El recogimiento de las plantas altas del convento de Santo Domingo era su hábitat natural. Escribía a destajo, retando la medida del tiempo: incansable mientras tecleaba obras tales ‘Mística dominicana. Vivencia, doctrina e influencia’ o, altamente recomendable -ninguna frase tiene desperdicio- ‘La finalidad en la naturaleza: Un debate con Nicolás Hartmann’, editado por la Universidad Pontificia de Salamanca. La fe de los dominicos también con sangre entra. Vicente publicó varios libros, cuyas páginas desprendían la sagrada cátedra de quien permanece cosido al Evangelio. Puro Juan Tauler: “No son pocos los que quieren ser testigos del Señor de la paz, mientras todo les va conforme a sus deseos. Quieren de buena gana ser santos, pero sin trabajo, sin tedio, sin tribulaciones, sin perjuicios. Desean, pues, conocer a Dios, saborearlo, sentirlo, pero sin amargura”.

Vicente Cudeiro atesoraba el carisma (dominico) del predicador que deslumbra sin apenas inmutarse. Vivía según la divisa de santo Tomas de Aquino: contemplata aliis tradere. Este ‘comunicar a los demás lo contemplado’ estuvo grabado a fuego en el quehacer evangelizador de quien anduvo por la ciudad como de puntillas. Silencioso hasta así no iniciara -por lo común, a voluntad- la profundidad -hacia afuera, como un aspersor de doctrina carente de epítetos- de la conversación a dos (y en compañía de nadie). Porque, en el principio, ya existía el Verbo. Tuve la fortuna de conservar una estrecha amistad con Vicente -de hecho fue uno de los sacerdotes que presidieron el altar de San Marcos el inolvidable día de mi enlace matrimonial-. Ya por entonces también éramos compañeros de la Real Academia de San Dionisio. Siempre se honró de pertenecer a la institución entonces presidida por Joaquín Ortiz Tardío. Cuando su infatigable y laboriosa disciplina en el ejercicio del estudio y la escritura hallaba a contracorriente el hueco libre de los martes tarde… solía escaparse, como hoja otoñal de la rama más frondosa, a la sede social de la Academia.

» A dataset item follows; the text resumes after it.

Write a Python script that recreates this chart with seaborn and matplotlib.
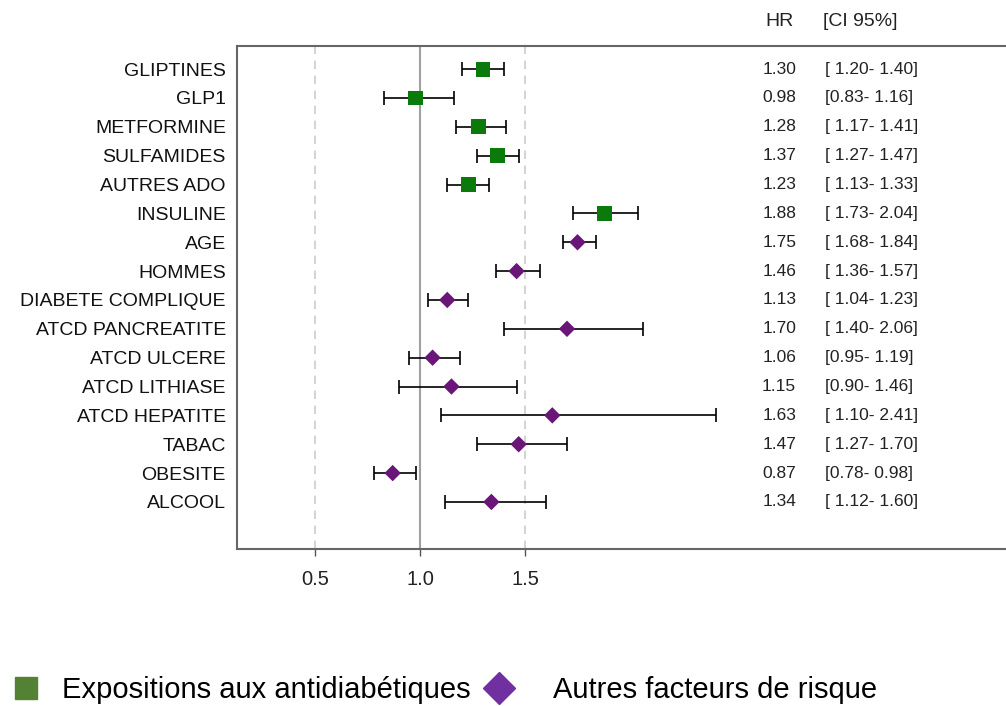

En Jerez encontró acomodo para su aspiración casi monacal. Tendía a la concentración -no parcelaria- del ora et labora. A Dios rogando y con el mazo dando. Jamás se tumbó a la bartola. Su cuarto de trabajo sostenía un espacio en diminutivo y una creatividad en aumentativo. A la espiritualidad por la cultura. En los salones recibidores de Santo Domingo mantuve fecundos diálogos con tan admirado predicador. Me recibía con la yema de los dedos aún señaladas por el alfabeto de un teclado del ordenador que, a su recaudo, sonaba a música celestial. Una vez ambos acomodados sobre mullidos butacones, pronto Vicente daba rienda suelta a sus reflexiones tan bañadas en el predicamento de Enrique Susón. Fue un seguidor entusiasta de las sendas Catalinas, las santas de Siena y la de Ricci. A san Martín de Porres lo sostuvo, de la cuna a la sepultura, en el altar derecho de su corazón. Vicente hablaba por largo de san Alberto Magno y de santa Rosa de Lima. Reía con ecos de susurros.

Vicente vino al mundo el 21 de marzo de 1933, en una pequeña parroquia del municipio ourensano de A Peroxa, San Martiño de Vilarrubín. El menor de ocho hermanos y el único que dedicara su vida a -digámoslo así- una vocación que descubrió por efecto carambola, por esos atajos que conceden las carreteras secundarias de la casualidad: habida cuanta su mejor amigo del pueblo marchó a estudiar al Seminario Menor de Almagro, sito en Ciudad Real, decidió seguir sus pasos -contaba 14 años- y así no añorar la cercanía de una amistad tan cabal y fructífera. Realizó el noviciado en Granada: allí, con tan sólo 34 años, ya sería prior de una comunidad y comenzó la andadura como docente de Filosofía, a tenor de su preparación académica: Doctor en Filosofía y licenciado en Teología por la Universidad de Friburgo. Como bien conoce el lector, pasaría sus últimos años en activo Jerez adentro, en nuestro convento dominico. Falleció Vicente el pasado miércoles en una residencia que la Orden de Santo Domingo mantiene en la valenciana localidad de Torrent. Fue un hombre libre que siempre respetó a los demás. Como él mismo dijo, “hay que confrontar las dos visiones del mundo, el que es pagano es pagano y el que es cristiano es cristiano, pero todos pueden profundizar en la esencia de las cosas naturales”.